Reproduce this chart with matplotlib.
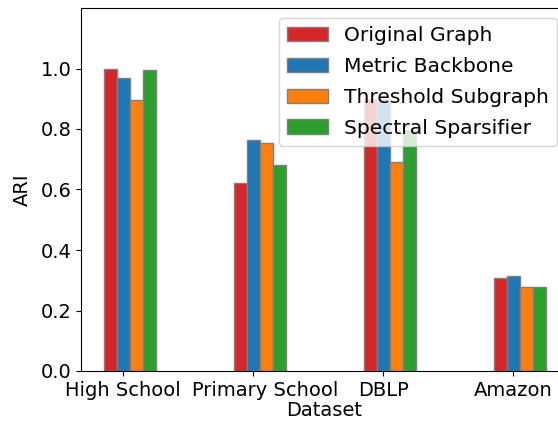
import matplotlib.pyplot as plt
import matplotlib.transforms as mtransforms
import numpy as np

# ARI por dataset y metodo
datasets = ["High School", "Primary School", "DBLP", "Amazon"]
metodos = ["Original Graph", "Metric Backbone", "Threshold Subgraph", "Spectral Sparsifier"]
original = [1.000, 0.623, 0.900, 0.306]
backbone = [0.967, 0.762, 0.900, 0.313]
threshold = [0.897, 0.755, 0.692, 0.279]
spectral = [0.994, 0.681, 0.796, 0.277]
colores = ["tab:red", "tab:blue", "tab:orange", "tab:green"]

series = [original, backbone, threshold, spectral]
x = np.arange(len(datasets))
ancho = 0.1

fig = plt.figure(figsize=(5.58, 4.25), dpi=100)
ax = fig.add_axes([81 / 558, 54 / 425, 487 / 558, 363 / 425])

for i, (valores, nombre, color) in enumerate(zip(series, metodos, colores)):
    ax.bar(x + (i - 1) * ancho, valores, ancho, label=nombre, color=color,
           edgecolor="grey", linewidth=1)

ax.set_xticks(x)
ax.set_xticklabels(datasets, fontsize=14)
# separar un poco la etiqueta larga de la vecina
desplazamiento = mtransforms.ScaledTranslation(0.12, 0, fig.dpi_scale_trans)
etiqueta = ax.get_xticklabels()[1]
etiqueta.set_transform(etiqueta.get_transform() + desplazamiento)

ax.set_yticks(np.arange(0, 1.01, 0.2))
ax.tick_params(axis="y", labelsize=14)
ax.set_ylim(0, 1.2)
ax.set_xlim(-0.325, 3.42)
ax.spines["right"].set_visible(False)
ax.set_ylabel("ARI", fontsize=14, labelpad=6)
fig.text(324.5 / 558, 1 - 411 / 425, "Dataset", fontsize=14, ha="center", va="center")

ax.legend(fontsize=14.6, loc="upper right", labelspacing=0.58,
          bbox_to_anchor=(567 / 558, 1 - 8 / 425), bbox_transform=fig.transFigure)

fig.savefig("out.png", dpi=100)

· · · · ·

### Given instruction
Using the listing above, show each line holding the string "matplotlib".

### Result
Reproduce this chart with matplotlib.
import matplotlib.pyplot as plt
import matplotlib.transforms as mtransforms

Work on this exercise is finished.